**Data records**
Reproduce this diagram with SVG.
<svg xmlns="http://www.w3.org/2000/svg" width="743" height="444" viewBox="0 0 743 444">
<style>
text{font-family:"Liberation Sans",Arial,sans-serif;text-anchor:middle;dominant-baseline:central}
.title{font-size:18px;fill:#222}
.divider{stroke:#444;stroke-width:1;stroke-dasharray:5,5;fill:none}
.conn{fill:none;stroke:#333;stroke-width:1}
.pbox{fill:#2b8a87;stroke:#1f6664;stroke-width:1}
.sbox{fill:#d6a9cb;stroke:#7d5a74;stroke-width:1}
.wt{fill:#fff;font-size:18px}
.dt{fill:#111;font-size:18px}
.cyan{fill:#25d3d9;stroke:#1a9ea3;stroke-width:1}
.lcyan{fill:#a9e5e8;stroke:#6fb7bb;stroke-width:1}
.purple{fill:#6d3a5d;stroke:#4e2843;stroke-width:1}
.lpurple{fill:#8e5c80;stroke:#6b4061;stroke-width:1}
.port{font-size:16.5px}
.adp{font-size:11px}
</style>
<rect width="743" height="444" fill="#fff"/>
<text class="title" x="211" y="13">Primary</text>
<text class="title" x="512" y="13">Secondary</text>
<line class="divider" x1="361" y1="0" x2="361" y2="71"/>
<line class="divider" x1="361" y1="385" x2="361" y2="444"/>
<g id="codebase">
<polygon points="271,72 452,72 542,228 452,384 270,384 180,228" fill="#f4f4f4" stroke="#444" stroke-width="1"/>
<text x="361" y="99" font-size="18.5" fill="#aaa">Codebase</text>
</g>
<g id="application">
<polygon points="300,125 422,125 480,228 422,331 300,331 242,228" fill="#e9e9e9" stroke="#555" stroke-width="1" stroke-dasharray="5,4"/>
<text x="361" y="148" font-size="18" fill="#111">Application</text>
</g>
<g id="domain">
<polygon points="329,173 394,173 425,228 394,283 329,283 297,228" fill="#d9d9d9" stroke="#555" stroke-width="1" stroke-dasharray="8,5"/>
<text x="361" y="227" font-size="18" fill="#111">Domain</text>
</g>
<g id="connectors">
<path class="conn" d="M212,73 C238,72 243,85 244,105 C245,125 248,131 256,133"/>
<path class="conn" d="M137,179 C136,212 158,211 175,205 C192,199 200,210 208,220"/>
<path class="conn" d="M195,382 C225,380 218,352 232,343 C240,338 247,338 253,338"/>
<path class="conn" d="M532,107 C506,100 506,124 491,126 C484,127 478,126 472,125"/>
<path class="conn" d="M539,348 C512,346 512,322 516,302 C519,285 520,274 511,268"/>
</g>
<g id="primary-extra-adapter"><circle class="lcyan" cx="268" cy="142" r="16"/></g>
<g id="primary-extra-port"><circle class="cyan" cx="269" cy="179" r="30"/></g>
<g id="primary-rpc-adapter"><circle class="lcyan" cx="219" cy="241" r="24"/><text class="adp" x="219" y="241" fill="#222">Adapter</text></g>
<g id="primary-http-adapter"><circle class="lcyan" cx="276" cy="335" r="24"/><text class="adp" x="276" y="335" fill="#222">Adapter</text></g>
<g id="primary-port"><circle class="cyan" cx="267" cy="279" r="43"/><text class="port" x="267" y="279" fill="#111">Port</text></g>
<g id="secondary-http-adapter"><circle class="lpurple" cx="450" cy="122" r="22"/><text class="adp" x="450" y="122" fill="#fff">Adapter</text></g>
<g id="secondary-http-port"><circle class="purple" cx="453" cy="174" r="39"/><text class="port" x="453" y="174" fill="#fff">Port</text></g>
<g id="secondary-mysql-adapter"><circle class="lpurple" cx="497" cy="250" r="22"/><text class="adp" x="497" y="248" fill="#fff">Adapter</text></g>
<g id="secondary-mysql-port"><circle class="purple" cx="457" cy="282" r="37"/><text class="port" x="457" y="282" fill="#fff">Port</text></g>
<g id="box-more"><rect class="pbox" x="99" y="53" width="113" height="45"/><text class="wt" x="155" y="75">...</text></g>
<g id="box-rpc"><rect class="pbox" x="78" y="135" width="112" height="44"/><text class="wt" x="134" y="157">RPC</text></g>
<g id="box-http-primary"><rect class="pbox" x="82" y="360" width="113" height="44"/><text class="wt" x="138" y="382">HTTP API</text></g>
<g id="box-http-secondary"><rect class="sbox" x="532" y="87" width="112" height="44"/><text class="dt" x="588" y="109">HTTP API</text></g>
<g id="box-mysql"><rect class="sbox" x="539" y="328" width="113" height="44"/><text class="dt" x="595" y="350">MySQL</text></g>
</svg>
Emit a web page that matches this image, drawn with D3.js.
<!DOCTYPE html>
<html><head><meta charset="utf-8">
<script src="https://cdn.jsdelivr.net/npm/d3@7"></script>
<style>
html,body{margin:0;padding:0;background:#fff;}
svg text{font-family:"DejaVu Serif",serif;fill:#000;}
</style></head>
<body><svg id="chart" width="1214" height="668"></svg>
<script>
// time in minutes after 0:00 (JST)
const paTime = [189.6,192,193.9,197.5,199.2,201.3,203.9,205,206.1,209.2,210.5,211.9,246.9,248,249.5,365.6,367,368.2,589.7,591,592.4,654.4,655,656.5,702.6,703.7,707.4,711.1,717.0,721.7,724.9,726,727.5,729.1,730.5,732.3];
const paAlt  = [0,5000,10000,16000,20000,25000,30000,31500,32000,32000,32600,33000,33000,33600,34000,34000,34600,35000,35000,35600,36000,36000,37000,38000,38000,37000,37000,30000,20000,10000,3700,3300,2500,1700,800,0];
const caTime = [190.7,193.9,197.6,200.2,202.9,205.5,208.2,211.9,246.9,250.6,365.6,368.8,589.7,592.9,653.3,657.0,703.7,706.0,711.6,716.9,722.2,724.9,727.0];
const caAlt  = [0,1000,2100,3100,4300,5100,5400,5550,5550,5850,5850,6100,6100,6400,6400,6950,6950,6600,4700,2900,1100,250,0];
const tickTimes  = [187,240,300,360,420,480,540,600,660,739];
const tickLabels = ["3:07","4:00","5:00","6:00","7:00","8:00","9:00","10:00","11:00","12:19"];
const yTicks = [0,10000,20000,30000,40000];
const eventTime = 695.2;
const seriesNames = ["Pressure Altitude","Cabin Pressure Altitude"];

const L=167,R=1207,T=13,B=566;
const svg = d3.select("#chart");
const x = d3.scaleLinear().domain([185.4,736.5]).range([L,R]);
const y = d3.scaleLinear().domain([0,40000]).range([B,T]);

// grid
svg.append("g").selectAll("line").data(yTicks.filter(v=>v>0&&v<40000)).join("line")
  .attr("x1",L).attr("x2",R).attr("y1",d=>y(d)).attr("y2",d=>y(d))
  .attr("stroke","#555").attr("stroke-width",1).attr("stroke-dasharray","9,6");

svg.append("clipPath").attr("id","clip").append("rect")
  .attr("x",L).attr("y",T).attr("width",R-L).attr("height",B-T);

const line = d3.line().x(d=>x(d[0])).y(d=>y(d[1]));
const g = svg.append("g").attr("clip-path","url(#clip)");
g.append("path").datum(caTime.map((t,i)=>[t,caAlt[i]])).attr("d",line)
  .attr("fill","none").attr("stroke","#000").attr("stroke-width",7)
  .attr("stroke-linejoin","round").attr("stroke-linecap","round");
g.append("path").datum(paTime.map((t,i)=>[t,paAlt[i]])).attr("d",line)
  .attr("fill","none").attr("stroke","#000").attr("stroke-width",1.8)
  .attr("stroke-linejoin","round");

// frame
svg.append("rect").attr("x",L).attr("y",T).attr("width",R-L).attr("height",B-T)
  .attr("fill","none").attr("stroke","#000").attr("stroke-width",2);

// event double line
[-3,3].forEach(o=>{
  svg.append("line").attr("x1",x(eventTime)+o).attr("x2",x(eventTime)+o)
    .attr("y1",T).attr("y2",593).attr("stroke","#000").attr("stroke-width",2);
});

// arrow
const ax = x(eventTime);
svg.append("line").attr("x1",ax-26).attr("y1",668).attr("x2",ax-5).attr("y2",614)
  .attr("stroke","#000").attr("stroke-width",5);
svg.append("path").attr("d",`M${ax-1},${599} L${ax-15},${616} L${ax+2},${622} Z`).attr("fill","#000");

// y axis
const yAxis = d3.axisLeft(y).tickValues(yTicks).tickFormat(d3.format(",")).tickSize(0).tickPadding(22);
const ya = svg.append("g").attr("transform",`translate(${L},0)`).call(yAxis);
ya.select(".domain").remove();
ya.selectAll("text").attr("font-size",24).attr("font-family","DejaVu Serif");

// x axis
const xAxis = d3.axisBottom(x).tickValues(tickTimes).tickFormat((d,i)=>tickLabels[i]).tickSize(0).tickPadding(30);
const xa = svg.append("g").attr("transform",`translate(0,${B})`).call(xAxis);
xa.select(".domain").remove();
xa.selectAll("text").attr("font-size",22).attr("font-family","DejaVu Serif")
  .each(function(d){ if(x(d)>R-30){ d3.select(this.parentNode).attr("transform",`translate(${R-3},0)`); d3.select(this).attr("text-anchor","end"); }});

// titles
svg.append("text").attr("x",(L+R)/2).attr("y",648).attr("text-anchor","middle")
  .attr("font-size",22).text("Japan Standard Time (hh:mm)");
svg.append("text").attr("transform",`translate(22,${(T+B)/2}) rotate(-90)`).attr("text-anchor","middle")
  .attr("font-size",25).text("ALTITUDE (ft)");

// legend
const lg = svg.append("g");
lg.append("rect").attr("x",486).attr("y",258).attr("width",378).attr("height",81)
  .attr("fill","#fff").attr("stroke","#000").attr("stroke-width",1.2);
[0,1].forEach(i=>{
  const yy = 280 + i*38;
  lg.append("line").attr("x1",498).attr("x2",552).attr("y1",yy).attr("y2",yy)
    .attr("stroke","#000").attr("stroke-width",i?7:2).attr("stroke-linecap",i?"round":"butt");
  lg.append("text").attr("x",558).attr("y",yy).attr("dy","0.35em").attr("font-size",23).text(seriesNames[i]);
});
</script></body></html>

**What is being asked**
Copy all lines of the listing above that contain the string "this".

**Complete response**
Reproduce this diagram with SVG.
Emit a web page that matches this image, drawn with D3.js.
  .each(function(d){ if(x(d)>R-30){ d3.select(this.parentNode).attr("transform",`translate(${R-3},0)`); d3.select(this).attr("text-anchor","end"); }});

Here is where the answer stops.